### Dataset records
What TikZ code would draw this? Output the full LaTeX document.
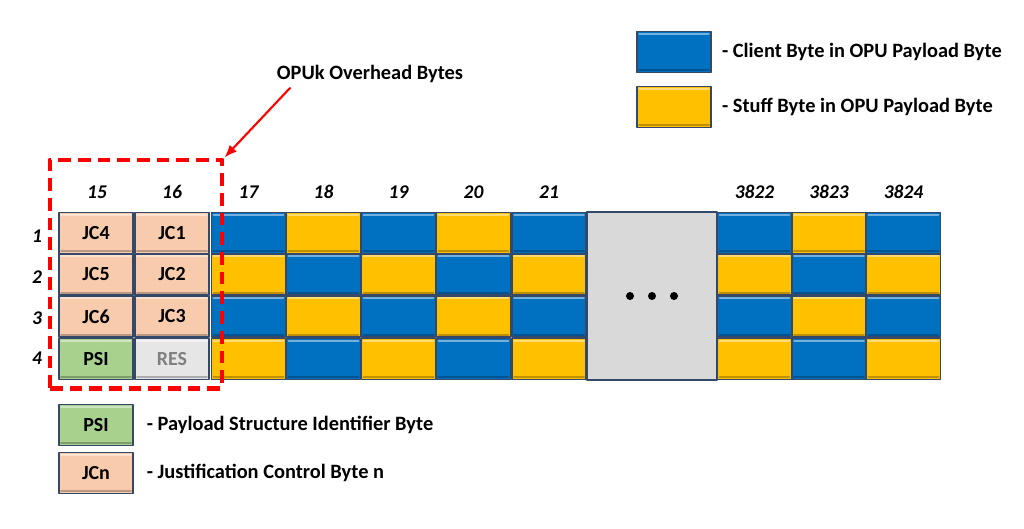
\documentclass[tikz,border=0pt]{standalone}
\usepackage{fontspec}
\setmainfont{Carlito}
\usetikzlibrary{arrows.meta,positioning}
\definecolor{clientblue}{HTML}{0070C0}
\definecolor{stuffyellow}{HTML}{FFC000}
\definecolor{jcpeach}{HTML}{F8CBAD}
\definecolor{psigreen}{HTML}{A9D18E}
\definecolor{resgray}{HTML}{E7E6E6}
\definecolor{gapgray}{HTML}{D9D9D9}
\definecolor{edgeblue}{HTML}{34496A}
\definecolor{ohred}{HTML}{FF0000}

\begin{document}
\begin{tikzpicture}[x=0.025cm,y=-0.025cm,line cap=round,line join=round,
  byte/.style={draw=edgeblue,line width=1.1pt,minimum width=1.85cm,minimum height=1.02cm,
    inner sep=0pt,font=\bfseries\fontsize{14.2}{16}\selectfont,
    path picture={
      \draw[white,opacity=0.45,line width=1.6pt]
        ([xshift=1.5pt,yshift=-1.5pt]path picture bounding box.north west) --
        ([xshift=-1.5pt,yshift=-1.5pt]path picture bounding box.north east);
      \draw[black,opacity=0.25,line width=1.6pt]
        ([xshift=1.5pt,yshift=1.5pt]path picture bounding box.south west) --
        ([xshift=-1.5pt,yshift=1.5pt]path picture bounding box.south east);}},
  collabel/.style={font=\bfseries\itshape\fontsize{13.8}{16}\selectfont},
  legtext/.style={anchor=west,inner sep=0pt,font=\bfseries\fontsize{14.5}{17}\selectfont}]
\useasboundingbox (0,0) rectangle (1024,528);

% overhead columns 15 and 16
\node[collabel] (h15) at (97,192) {15};
\node[collabel] (h16) at (172,192) {16};
\node[byte,fill=jcpeach] (c15r1) at (96,233) {JC4};
\node[byte,fill=jcpeach] (c15r2) at (96,274.5) {JC5};
\node[byte,fill=jcpeach] (c15r3) at (96,316.5) {JC6};
\node[byte,fill=psigreen] (c15r4) at (96,359) {PSI};
\node[byte,fill=jcpeach] (c16r1) at (172,233) {JC1};
\node[byte,fill=jcpeach] (c16r2) at (172,274.5) {JC2};
\node[byte,fill=jcpeach] (c16r3) at (172,316.5) {JC3};
\node[byte,fill=resgray,text=gray] (c16r4) at (172,359) {RES};

% row numbers
\foreach \r/\y in {1/236,2/277,3/318,4/358}
  \node[collabel] (row\r) at (37,\y) {\r};

% payload columns
\foreach \col/\x/\p in {17/248.5/0,18/323.5/1,19/398.5/0,20/473.5/1,21/549/0,
                       3822/754.5/0,3823/829/1,3824/903.5/0} {
  \node[collabel] (h\col) at (\x,192) {\col};
  \foreach \r/\y in {1/233,2/274.5,3/316.5,4/359} {
    \ifodd\numexpr\p+\r\relax \def\bc{clientblue}\else\def\bc{stuffyellow}\fi
    \node[byte,fill=\bc] (c\col r\r) at (\x,\y) {};
  }
}

% gap between 21 and 3822
\node[draw=edgeblue,fill=gapgray,line width=1.1pt,minimum width=3.25cm,minimum height=4.2cm,
  inner sep=0pt] (gap) at (652,296) {};
\foreach \dx in {-22,0,22}
  \fill ([xshift=\dx*0.025cm]gap.center) circle[radius=4];

% OPUk overhead marker
\node[draw=ohred,dash pattern=on 9pt off 5pt,line width=3.5pt,line cap=butt,
  minimum width=4.3cm,minimum height=5.7cm,inner sep=0pt] (ohbox) at (136,274) {};
\node[font=\bfseries\fontsize{14.5}{17}\selectfont] (ohlabel) at (370,74) {OPUk Overhead Bytes};
\coordinate (ohtail) at (290,88);
\draw[-{Latex[length=9pt,width=7pt]},ohred,line width=1.5pt] (ohtail) -- (ohbox.north east);

% legend
\node[byte,fill=clientblue] (legclient) at (674,52) {};
\node[legtext,right=0.25cm of legclient] (legclienttxt) {- Client Byte in OPU Payload Byte};
\node[byte,fill=stuffyellow] (legstuff) at (674,107) {};
\node[legtext,right=0.25cm of legstuff] (legstufftxt) {- Stuff Byte in OPU Payload Byte};
\node[byte,fill=psigreen] (legpsi) at (96,425) {PSI};
\node[legtext,right=0.32cm of legpsi] (legpsitxt) {- Payload Structure Identifier Byte};
\node[byte,fill=jcpeach] (legjc) at (96,473) {JCn};
\node[legtext,right=0.32cm of legjc] (legjctxt) {- Justification Control Byte n};
\end{tikzpicture}
\end{document}
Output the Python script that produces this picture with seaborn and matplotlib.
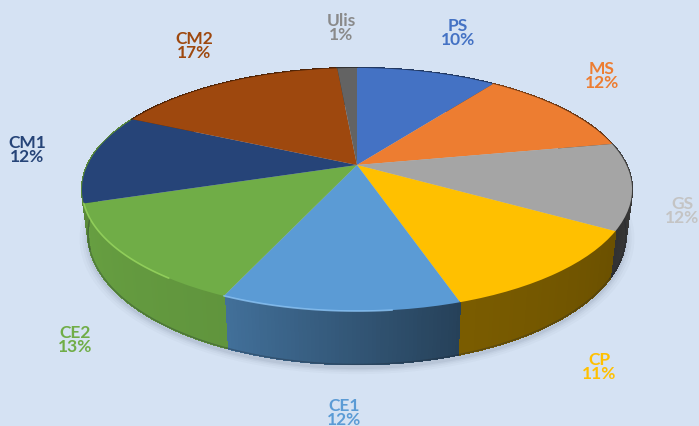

### Task goal
Each line that contains the string "this" counts once; report how many such lines the entries have, giving only the number.

### Result below
2